As we have used flat file as a source, the Informatica PowerCenter wizard generates the target as a file as well. We cannot maintain SCD on files, so make sure you change the target type to the database. We will be changing this to the Oracle table as a reference. You can do this in the Target Designer. Drag the target (EMPLOYEE_SCD1) created by the wizard in the Target Designer, double-click to open the properties, and change the database type of Oracle. This will change the type of target from the file to Oracle. Once you modify the target table to the Oracle database, the mapping will look like the following figure:
The wizard creates two instances of the same Oracle target table in the mapping. Load the data from the NEW and CHANGED flows, respectively. Understand clearly that these two structures refer to the same Oracle table EMPLOYEE_SCD1. Even though the name (EMPLOYEE_SCD1 and EMPLOYEE_SCD11) is different in the view, when you double-click on the target instances in the Table tab, you can see Table Name as EMPLOYEE_SCD1.

As we are done with the mapping, it's time to analyze it. It is very important to understand each component of the mapping.

The Informatica PowerCenter SCD1 mapping uses a lookup transformation to look up the data in the target table and uses expression transformation to compare the target data with the source data. Based on the comparison, the expression transformation marks a record as a NEW flag or a CHANGED flag. The mapping is divided into two flows:

The FIL_InsertNewRecord filter transformation allows only the NEW record to pass further and filters the records marked as CHANGED from the first flow. It passes new records to UPD_ForceInserts, which inserts these records into the target. The sequence generator generates the primary key for each NEW record.
The FIL_UpdateChangedRecord filter transformation allows only the CHANGED record to pass further and filters the records marked as NEW from the second flow. It passes the changed records to UPD_ChangedUpdate, which replaces existing rows in the target to reflect the latest changes.

Let's understand each transformation that is used in the SCD1 mapping:

The source qualifier (SQ_EMP_FILE): This extracts the data from the file or table you used as the source in the mapping.

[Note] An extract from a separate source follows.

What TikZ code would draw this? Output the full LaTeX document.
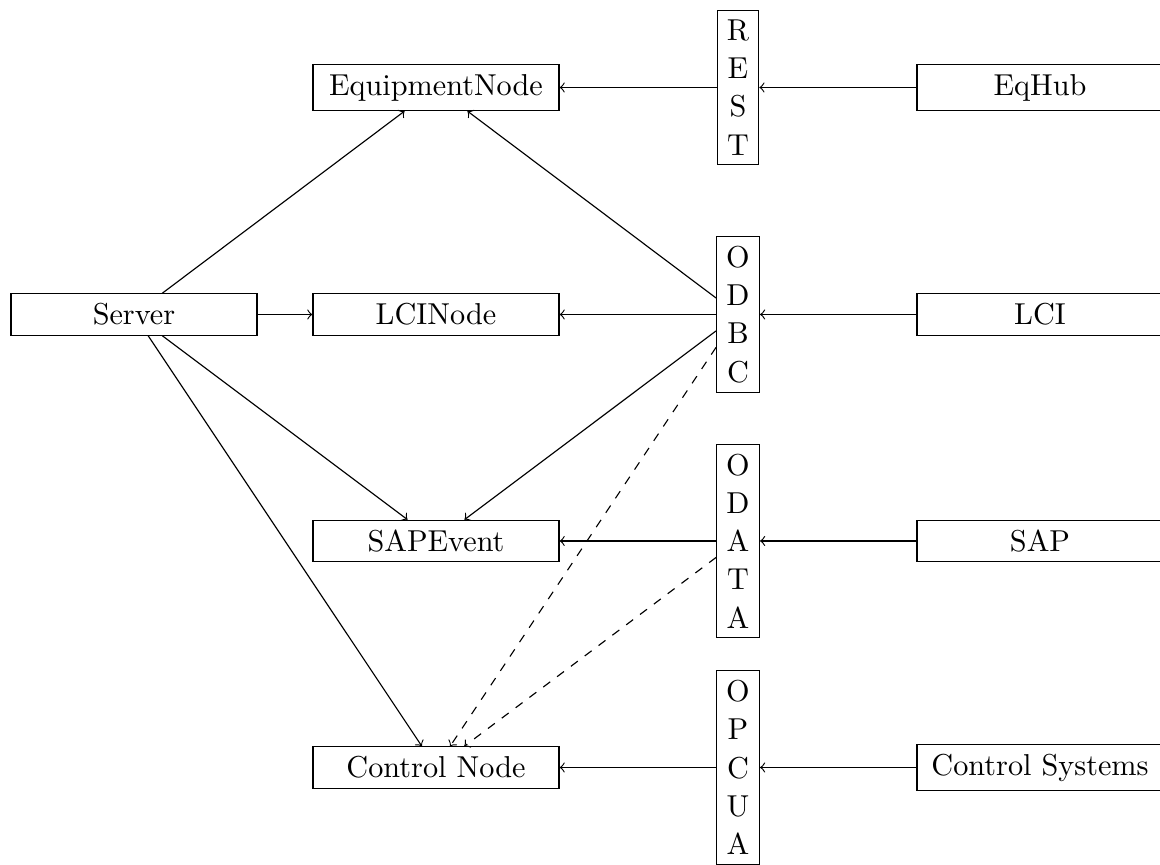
\documentclass[tikz,border=0pt]{standalone}
\begin{document}
\begin{tikzpicture}[x=0.3472pt,y=-0.3472pt,
  box/.style={draw, rectangle, minimum width=85.4pt, font=\fontsize{10.5}{12.6}\selectfont},
  proto/.style={draw, rectangle, align=center, font=\fontsize{10.5}{13.3}\selectfont},
  flow/.style={->},
  weak/.style={->, dashed}]
\useasboundingbox (0,0) rectangle (1160,865);

% application side
\node[box] (server)  at (134,314.5)  {Server};
\node[box] (eqnode)  at (436,87.5)   {EquipmentNode};
\node[box] (lcinode) at (436,314.5)  {LCINode};
\node[box] (sapev)   at (436,541)    {SAPEvent};
\node[box] (ctrl)    at (436,767.5)  {Control Node};

% protocols
\node[proto] (rest)  at (738,87.5)  {R\\E\\S\\T};
\node[proto] (odbc)  at (738,314.5) {O\\D\\B\\C};
\node[proto] (odata) at (738,541)   {O\\D\\A\\T\\A};
\node[proto] (opcua) at (738,767.5) {O\\P\\C\\U\\A};

% source systems
\node[box] (eqhub)  at (1040,87.5)  {EqHub};
\node[box] (lci)    at (1040,314.5) {LCI};
\node[box] (sap)    at (1040,541)   {SAP};
\node[box] (ctrlsys) at (1040,767.5) {Control Systems};

% source systems into protocols
\draw[flow] (eqhub) -- (rest);
\draw[flow] (lci) -- (odbc);
\draw[flow] (sap) -- (odata);
\draw[flow] (ctrlsys) -- (opcua);

% protocols into nodes
\draw[flow] (rest) -- (eqnode);
\draw[flow] (odbc) -- (eqnode);
\draw[flow] (odbc) -- (lcinode);
\draw[flow] (odbc) -- (sapev);
\draw[weak] (odbc) -- (ctrl);
\draw[flow] (odata) -- (sapev);
\draw[weak] (odata) -- (ctrl);
\draw[flow] (opcua) -- (ctrl);

% server to nodes
\draw[flow] (server) -- (eqnode);
\draw[flow] (server) -- (lcinode);
\draw[flow] (server) -- (sapev);
\draw[flow] (server) -- (ctrl);
\end{tikzpicture}
\end{document}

It passes data to the downstream transformations, that is, lookup, expression, and filter transformation.
Lookup (LKP_GetData): This is used to look up the target table. It caches the existing data from the EMPLOYEE_SCD1 table.
The EMPLOYEE_ID=IN_EMPLOYEE_ID condition in the Condition tab will compare the data with the source table and the target table. Based on the comparison, it passes the required data to the expression transformation.
Expression (EXP_DetectChanges): This receives the data from the upstream transformation, and based on the comparison, it creates two flags, which are NewFlag and ChangedFlag. In our case, we are using the LOCATION field for comparison.
For every record that comes from a source, if there is no matching record in target, we can flag that record as NewFlag; that is, the EMPLOYEE_ID != EMPLOYEE_ID condition signifies NewFlag. If no matching record is present for EMPLOYEE_ID in the target, it signifies that PM_PRIMARYKEY will not be available. So, the lookup transformation will return NULL for the PM_PRIMARYKEY column.
For every record that comes from a source, if there is a matching record in the target and if the location from source does not match the location for a particular EMPLOYEE_ID from the target, we can flag that record as ChangedFlag, that is, EMPLOYEE_ID = EMPLOYEE_ID AND LOCATION != PM_PREV_LOCATION:
- The wizard created the condition for NewFlag as IIF(ISNULL(PM_PRIMARYKEY), TRUE, FALSE)
- The condition for ChangedFlag is IIF(NOT ISNULL(PM_PRIMARYKEY) AND (DECODE(LOCATION,PM_PREV_LOCATION,1,0)=0), TRUE, FALSE)
Based on the condition, it passes the data to downstream filter transformations.
Filter (FIL_InsertNewRecord): This filters the records that come from an upstream expression transformation and are marked as ChangedFlag; it only allows records with NewFlag to get passed to the UPD_ForceInserts update strategy.
Filter (FIL_UpdateChangedRecord): This filters the records that come from an upstream expression transformation and are marked as NewFlag; it only allows records with ChangedFlag to get passed to the UPD_ChangedUpdate update strategy.
Update strategy (UPD_ForceInserts): This uses the DD_INSERT condition to insert data into the target, which is EMPLOYEE_SCD1.
Update strategy (UPD_ChangedUpdate): This uses the DD_UPDATE condition to overwrite the existing LOCATION field into the EMPLOYEE_SCD11 target instance.
Sequence generator (SEQ_GenerateKeys): This generates a sequence of values for each row marked as NewFlag, which is then incrementally loaded into the target by 1. It populates the value into PM_PRIMARYKEY in the EMPLOYEE_SCD1 target instance.
Target (EMPLOYEE_SCD1): This is the target table instance that accepts the NewFlag records into the target table.
Target (EMPLOYEE_SCD11): This is the target table instance that accepts the ChangedFlag records into the target table.